Bionanotechnology (22B 01)

Award Submission: Nanoparticle
Carrying T Cells for Targeted Drug Delivery

Muhammad Raisul Abedin^a, Yongjian Liu^b, Sutapa Barua^a,1

^a Department of Chemical and Biochemical
Engineering, Missouri University of Science and Technology,

Rolla, MO-65409

 ^b Mallinckrodt Institute of Radiology, Washington
University School of Medicine, Washington University    in St. Louis, St. Louis, MO-63110

¹ Corresponding Author: Email: baruas@mst.edu

Abstract

Objective

The overall goal
of this article is to explore a combinatorial approach in exploiting the
specificity of antibody conjugated drug nanorods with the direction of
polyclonal T cells for breast cancer therapy.
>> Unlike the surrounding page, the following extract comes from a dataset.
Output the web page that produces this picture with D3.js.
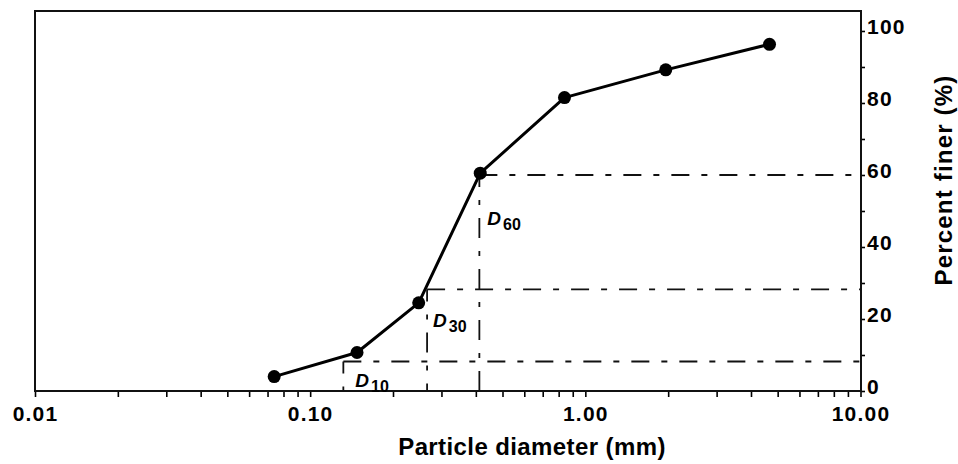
<!DOCTYPE html>
<html>
<head>
<meta charset="utf-8">
<script src="https://cdn.jsdelivr.net/npm/d3@7"></script>
<style>
  body { margin: 0; background: #fff; }
  svg text { font-family: "Liberation Sans", Arial, sans-serif; font-weight: bold; fill: #000; }
</style>
</head>
<body>
<svg id="chart" width="958" height="464"></svg>
<script>
// sieve data
const diameters = [0.074, 0.148, 0.248, 0.415, 0.84, 1.96, 4.67];
const percentFiner = [4.0, 10.7, 24.5, 60.5, 81.5, 89.2, 96.3];

// characteristic diameters D10, D30, D60
const dNames = ['10', '30', '60'];
const dValues = [0.132, 0.266, 0.412];
const dPercents = [8.2, 28.2, 60];

const xTickLabels = ['0.01', '0.10', '1.00', '10.00'];
const yTickLabels = ['0', '20', '40', '60', '80', '100'];

const xLabel = 'Particle diameter (mm)';
const yLabel = 'Percent finer (%)';

const svg = d3.select('#chart');
const plot = { left: 35, right: 861, top: 11, bottom: 391 };

const x = d3.scaleLog().domain([0.01, 10]).range([plot.left, plot.right - 0.5]);
const y = d3.scaleLinear().domain([0, 105.55]).range([plot.bottom, plot.top]);

// bottom axis: decade labels, minor ticks 2..9
const xTicks = [];
[0.01, 0.1, 1].forEach(dec => {
    for (let k = 1; k < 10; k++) xTicks.push(+(dec * k).toPrecision(3));
});
xTicks.push(10);
const decadeLabel = new Map([0.01, 0.1, 1, 10].map((v, i) => [v, xTickLabels[i]]));

const xAxis = d3.axisBottom(x)
    .tickValues(xTicks)
    .tickSize(6)
    .tickPadding(9)
    .tickFormat(d => decadeLabel.get(d) || '');

svg.append('g')
    .attr('transform', `translate(0,${plot.bottom})`)
    .call(xAxis)
    .call(g => g.select('.domain').remove())
    .call(g => g.selectAll('line').attr('stroke', '#000').attr('stroke-width', 1.6))
    .call(g => g.selectAll('text')
        .style('font-size', '21px').style('letter-spacing', '1.2px')
        .attr('font-family', null).attr('font-size', null));

// right axis: ticks every 10, labels every 20
const yTicks = d3.range(0, 101, 10);
const yAxis = d3.axisRight(y)
    .tickValues(yTicks)
    .tickSize(4)
    .tickPadding(2)
    .tickFormat(d => yTickLabels.includes(String(d)) ? String(d) : '');

svg.append('g')
    .attr('transform', `translate(${plot.right},0)`)
    .call(yAxis)
    .call(g => g.select('.domain').remove())
    .call(g => g.selectAll('line').attr('stroke', '#000').attr('stroke-width', 1.6))
    .call(g => g.selectAll('text')
        .attr('dy', '0.13em')
        .style('font-size', '21px').style('letter-spacing', '1.2px')
        .attr('font-family', null).attr('font-size', null));

// frame
svg.append('rect')
    .attr('x', plot.left).attr('y', plot.top)
    .attr('width', plot.right - plot.left).attr('height', plot.bottom - plot.top)
    .attr('fill', 'none')
    .attr('stroke', '#111')
    .attr('stroke-width', 2);

// dash-dot guide lines
const guides = svg.append('g')
    .attr('stroke', '#111')
    .attr('stroke-width', 1.8)
    .attr('fill', 'none');

dValues.forEach((d, i) => {
    guides.append('line')
        .attr('x1', x(d)).attr('x2', plot.right)
        .attr('y1', y(dPercents[i])).attr('y2', y(dPercents[i]))
        .attr('stroke-dasharray', '18,12,6,12');
    guides.append('line')
        .attr('x1', x(d)).attr('x2', x(d))
        .attr('y1', y(dPercents[i])).attr('y2', plot.bottom)
        .attr('stroke-dasharray', '20,13,5,13')
        .attr('stroke-dashoffset', 8);
});

// grading curve
const points = diameters.map((d, i) => [d, percentFiner[i]]);

svg.append('path')
    .datum(points)
    .attr('fill', 'none')
    .attr('stroke', '#000')
    .attr('stroke-width', 3)
    .attr('stroke-linejoin', 'round')
    .attr('d', d3.line().x(p => x(p[0])).y(p => y(p[1])));

svg.append('g')
    .selectAll('circle')
    .data(points)
    .join('circle')
    .attr('cx', p => x(p[0]))
    .attr('cy', p => y(p[1]))
    .attr('r', 6.5)
    .attr('fill', '#000');

// D labels, offset from the guide corner
const labelOffsets = [[12, 26], [6, 38], [8, 50]];
dNames.forEach((name, i) => {
    const t = svg.append('text')
        .attr('x', x(dValues[i]) + labelOffsets[i][0])
        .attr('y', y(dPercents[i]) + labelOffsets[i][1])
        .style('font-size', '19px');
    t.append('tspan').style('font-style', 'italic').text('D');
    t.append('tspan').attr('dy', 5).attr('dx', 2).style('font-size', '16px').text(name);
});

// axis titles
svg.append('text')
    .attr('x', 532)
    .attr('y', 455)
    .attr('text-anchor', 'middle')
    .style('font-size', '24px')
    .style('letter-spacing', '0.4px')
    .text(xLabel);

svg.append('text')
    .attr('transform', 'translate(952,180) rotate(-90)')
    .attr('text-anchor', 'middle')
    .style('font-size', '24px')
    .style('letter-spacing', '1.2px')
    .text(yLabel);
</script>
</body>
</html>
We hypothesize that the
attachment of Trastuzumab-conjugated paclitaxel drug nanorods to natural T
cells will enhance their circulation time and substantially alter their
anti-tumoral efficacy.

Introduction

Major
limitations of the current nano drug delivery vehicles are inefficient
transport of drug to the tumor site, uncontrolled nanoparticle-biomolecule
interaction at the extra cellular matrix, and intracellular lysosomal or
phagolysosomal degradation of the nanoparticle.
Moreover, the majority of the designed
nano drug vehicles accumulate in the vicinity of the off target cells or
tissues resulting in off target toxicity or might be eliminated by the residing
macrophages in the organs like liver and spleens. To address this
issue, this project aims to take a combinatorial approach of immunotherapies,
and targeted drug NPs for efficient
delivery of therapeutic payloads to the breast cancer site, and expand
therapeutic benefits. Here, we propose an alternative strategy that makes use
of the ability of natural immune T cells to circulate and target breast cancer
cells for the effective delivery of synthetic drug NPs. Specifically, it is
proposed to anchor Trastuzumab conjugated paclitaxel drug nanorods to the
surface of patient derived T cells as a means of avoiding the reticuloendothelial
system (RES) clearance. We hypothesize that the attachment of
Trastuzumab-conjugated paclitaxel drug nanorods to natural T cells will enhance
their circulation time and substantially alter their anti-tumoral efficacy.

Materials and Methods

Paclitaxel nanorods (503.42±210
nm) were prepared using the solvent diffusion method. Trastuzumab (TTZ) (Genentech)
was conjugated with the functionalized paclitaxel drug nanorods. The antibody
drug conjugate (PTXNR-TTZ) was further conjugated with the DOTA chelator for
radiolabeling with positron emitting ⁶⁴Cu isotope. Cytotoxic T lymphocytes
were bound with PTXNR-TTZ in serum free un-supplemented RPMI 1640 medium.

Results

The SEM images confirm
the cylindrical or rod-like the shape of the paclitaxel drug particles in the
nano dimension of (503.42±210) × (96.87±33)nm. The nanoparticle synthesis efficiency was 65%. Monoclonal
antibody trastuzumab was chemically conjugated with the paclitaxel drug nanorods
with the conjugation efficiency of  53%.
The drug NRs along with the antibody conjugated PTXNR-TTZ showed enhanced
stability in the biological media. PTXNR-TTZ was bound on the surface of the
cytotoxic T lymphocytes without inducing apoptosis to the T cells. T- cell
surface bound antibody conjugated drug nanorods induced apoptosis in HER 2+
breast cancer cells resulting in significant tumor clearence.